▶ _Plotting code records_:
[Start]
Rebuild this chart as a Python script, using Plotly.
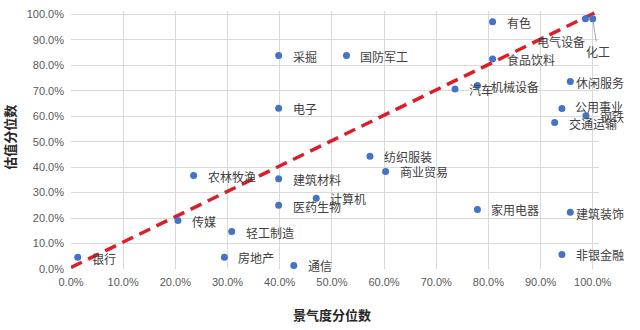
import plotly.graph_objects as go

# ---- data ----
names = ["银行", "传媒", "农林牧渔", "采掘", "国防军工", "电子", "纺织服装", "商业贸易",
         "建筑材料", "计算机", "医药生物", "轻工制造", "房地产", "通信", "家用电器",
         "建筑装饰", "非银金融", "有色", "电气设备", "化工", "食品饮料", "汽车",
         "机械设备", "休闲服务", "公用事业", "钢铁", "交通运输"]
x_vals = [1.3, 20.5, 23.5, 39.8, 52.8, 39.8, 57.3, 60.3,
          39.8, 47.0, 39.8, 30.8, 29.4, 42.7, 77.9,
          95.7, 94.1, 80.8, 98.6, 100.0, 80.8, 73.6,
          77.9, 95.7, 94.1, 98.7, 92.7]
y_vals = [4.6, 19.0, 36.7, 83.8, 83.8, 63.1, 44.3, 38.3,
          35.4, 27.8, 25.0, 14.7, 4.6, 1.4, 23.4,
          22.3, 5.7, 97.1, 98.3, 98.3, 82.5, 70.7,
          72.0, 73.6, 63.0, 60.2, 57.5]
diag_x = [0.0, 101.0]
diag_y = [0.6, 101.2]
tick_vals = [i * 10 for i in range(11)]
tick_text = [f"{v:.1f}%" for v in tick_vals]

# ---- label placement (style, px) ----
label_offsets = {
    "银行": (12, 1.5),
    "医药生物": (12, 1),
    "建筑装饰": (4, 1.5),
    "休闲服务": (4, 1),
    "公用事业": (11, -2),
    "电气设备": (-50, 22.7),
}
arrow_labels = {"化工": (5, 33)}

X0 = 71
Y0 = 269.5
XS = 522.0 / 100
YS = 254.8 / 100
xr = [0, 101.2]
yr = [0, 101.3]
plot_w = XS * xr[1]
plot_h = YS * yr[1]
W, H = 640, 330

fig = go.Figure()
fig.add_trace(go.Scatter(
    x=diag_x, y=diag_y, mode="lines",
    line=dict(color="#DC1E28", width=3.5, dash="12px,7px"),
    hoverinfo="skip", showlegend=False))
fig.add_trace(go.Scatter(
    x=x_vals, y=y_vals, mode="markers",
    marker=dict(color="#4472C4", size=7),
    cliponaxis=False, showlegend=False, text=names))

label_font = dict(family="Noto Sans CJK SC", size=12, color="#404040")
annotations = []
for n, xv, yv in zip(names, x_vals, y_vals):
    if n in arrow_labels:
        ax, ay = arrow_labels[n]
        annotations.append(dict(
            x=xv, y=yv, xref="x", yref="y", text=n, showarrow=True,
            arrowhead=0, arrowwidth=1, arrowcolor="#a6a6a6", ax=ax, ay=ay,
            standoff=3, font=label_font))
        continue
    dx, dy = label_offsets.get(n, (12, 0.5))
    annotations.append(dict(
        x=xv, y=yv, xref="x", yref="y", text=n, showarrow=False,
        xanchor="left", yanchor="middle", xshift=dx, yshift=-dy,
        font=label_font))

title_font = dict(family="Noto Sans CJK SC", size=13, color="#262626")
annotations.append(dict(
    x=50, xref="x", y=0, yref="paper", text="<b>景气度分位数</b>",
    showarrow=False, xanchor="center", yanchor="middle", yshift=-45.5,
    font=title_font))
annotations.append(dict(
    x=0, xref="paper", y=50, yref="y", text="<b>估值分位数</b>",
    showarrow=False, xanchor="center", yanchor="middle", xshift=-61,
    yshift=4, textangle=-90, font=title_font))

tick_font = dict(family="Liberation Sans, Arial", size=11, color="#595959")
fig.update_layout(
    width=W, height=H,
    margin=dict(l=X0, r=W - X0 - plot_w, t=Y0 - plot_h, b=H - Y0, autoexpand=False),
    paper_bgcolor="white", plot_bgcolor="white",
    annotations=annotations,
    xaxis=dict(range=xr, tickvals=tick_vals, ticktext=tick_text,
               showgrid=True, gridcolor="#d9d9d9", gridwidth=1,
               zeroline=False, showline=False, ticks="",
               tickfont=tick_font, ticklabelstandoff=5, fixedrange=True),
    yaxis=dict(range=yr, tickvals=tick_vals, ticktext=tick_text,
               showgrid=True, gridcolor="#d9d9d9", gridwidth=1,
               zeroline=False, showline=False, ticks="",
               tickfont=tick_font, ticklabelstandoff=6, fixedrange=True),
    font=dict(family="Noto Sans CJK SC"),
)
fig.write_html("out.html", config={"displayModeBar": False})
[End]
[Start]
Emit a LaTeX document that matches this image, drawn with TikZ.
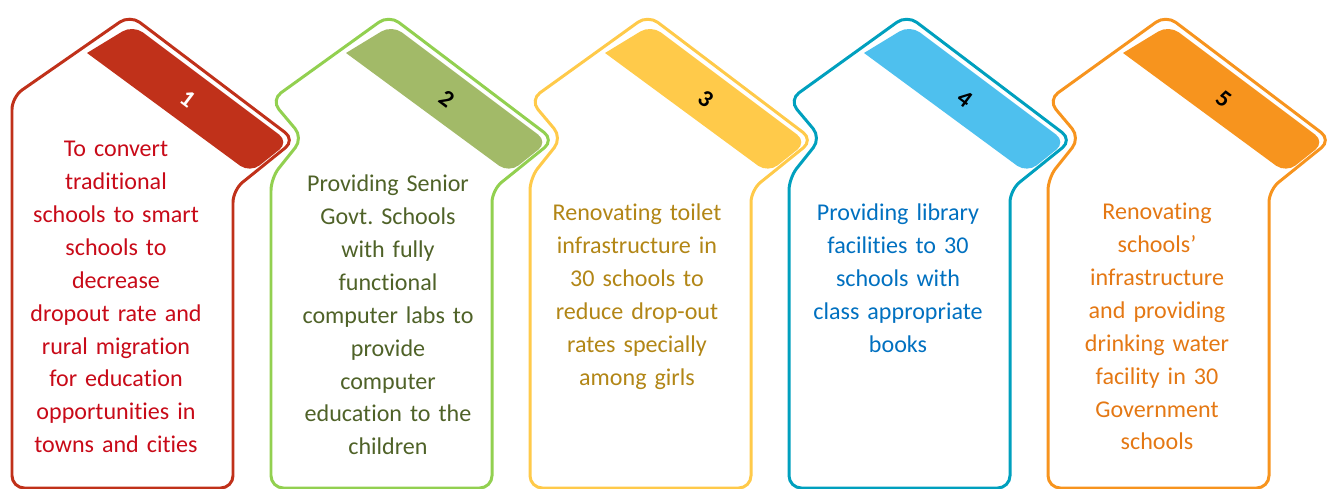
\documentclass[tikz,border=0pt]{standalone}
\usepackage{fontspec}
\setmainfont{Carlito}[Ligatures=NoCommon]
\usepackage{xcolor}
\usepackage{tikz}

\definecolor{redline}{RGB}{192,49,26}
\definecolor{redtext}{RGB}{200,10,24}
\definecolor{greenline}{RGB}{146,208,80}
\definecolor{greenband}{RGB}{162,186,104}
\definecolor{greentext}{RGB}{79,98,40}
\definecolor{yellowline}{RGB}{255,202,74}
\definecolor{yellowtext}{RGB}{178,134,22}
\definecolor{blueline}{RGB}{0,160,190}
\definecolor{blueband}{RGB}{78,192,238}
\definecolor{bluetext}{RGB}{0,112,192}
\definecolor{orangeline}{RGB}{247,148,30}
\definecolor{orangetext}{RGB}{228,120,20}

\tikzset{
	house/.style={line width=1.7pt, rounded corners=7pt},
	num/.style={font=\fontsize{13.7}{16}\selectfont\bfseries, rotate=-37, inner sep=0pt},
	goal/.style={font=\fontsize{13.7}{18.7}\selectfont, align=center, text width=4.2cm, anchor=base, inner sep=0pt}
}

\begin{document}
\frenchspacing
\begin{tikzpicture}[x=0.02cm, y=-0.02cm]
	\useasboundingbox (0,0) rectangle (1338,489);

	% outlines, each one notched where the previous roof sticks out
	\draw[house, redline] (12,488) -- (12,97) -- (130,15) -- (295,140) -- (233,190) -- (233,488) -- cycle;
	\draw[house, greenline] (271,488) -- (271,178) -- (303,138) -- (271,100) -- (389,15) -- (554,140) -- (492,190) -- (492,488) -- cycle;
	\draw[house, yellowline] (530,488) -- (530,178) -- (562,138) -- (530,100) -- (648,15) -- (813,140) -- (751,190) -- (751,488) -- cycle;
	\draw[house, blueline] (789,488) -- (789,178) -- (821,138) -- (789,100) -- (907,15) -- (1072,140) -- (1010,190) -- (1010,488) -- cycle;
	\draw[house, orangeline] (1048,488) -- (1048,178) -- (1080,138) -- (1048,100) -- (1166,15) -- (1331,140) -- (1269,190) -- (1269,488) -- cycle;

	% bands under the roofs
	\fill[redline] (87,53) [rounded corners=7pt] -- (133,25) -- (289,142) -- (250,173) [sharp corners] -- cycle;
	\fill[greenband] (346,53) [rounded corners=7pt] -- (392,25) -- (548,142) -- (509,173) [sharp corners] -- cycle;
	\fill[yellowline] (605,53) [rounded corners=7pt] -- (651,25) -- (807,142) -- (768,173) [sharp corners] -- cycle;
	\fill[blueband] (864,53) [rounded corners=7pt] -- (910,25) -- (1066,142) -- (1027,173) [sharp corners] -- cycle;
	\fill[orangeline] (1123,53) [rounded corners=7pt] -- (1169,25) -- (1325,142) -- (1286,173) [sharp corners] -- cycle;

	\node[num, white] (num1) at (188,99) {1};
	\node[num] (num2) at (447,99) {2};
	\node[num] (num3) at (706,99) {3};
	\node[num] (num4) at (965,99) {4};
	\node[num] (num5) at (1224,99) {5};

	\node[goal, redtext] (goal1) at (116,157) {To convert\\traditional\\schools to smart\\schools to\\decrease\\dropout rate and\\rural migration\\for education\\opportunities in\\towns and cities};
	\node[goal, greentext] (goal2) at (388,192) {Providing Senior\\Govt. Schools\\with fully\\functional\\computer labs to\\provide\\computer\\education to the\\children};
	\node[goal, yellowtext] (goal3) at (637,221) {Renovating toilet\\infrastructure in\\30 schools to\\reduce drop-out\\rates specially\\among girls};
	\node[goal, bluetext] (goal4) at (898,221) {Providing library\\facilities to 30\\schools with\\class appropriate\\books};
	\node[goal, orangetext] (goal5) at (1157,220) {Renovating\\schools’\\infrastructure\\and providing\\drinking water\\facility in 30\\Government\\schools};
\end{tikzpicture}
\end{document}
[End]
▶ _Problem requirements_: Lines from the one with "Rebuild this chart" through the one with "import plotly.graph_objects as go" are the only ones to quote. Quote them exactly and leave out pictures.

▶ _Answer to the task_:
Rebuild this chart as a Python script, using Plotly.
import plotly.graph_objects as go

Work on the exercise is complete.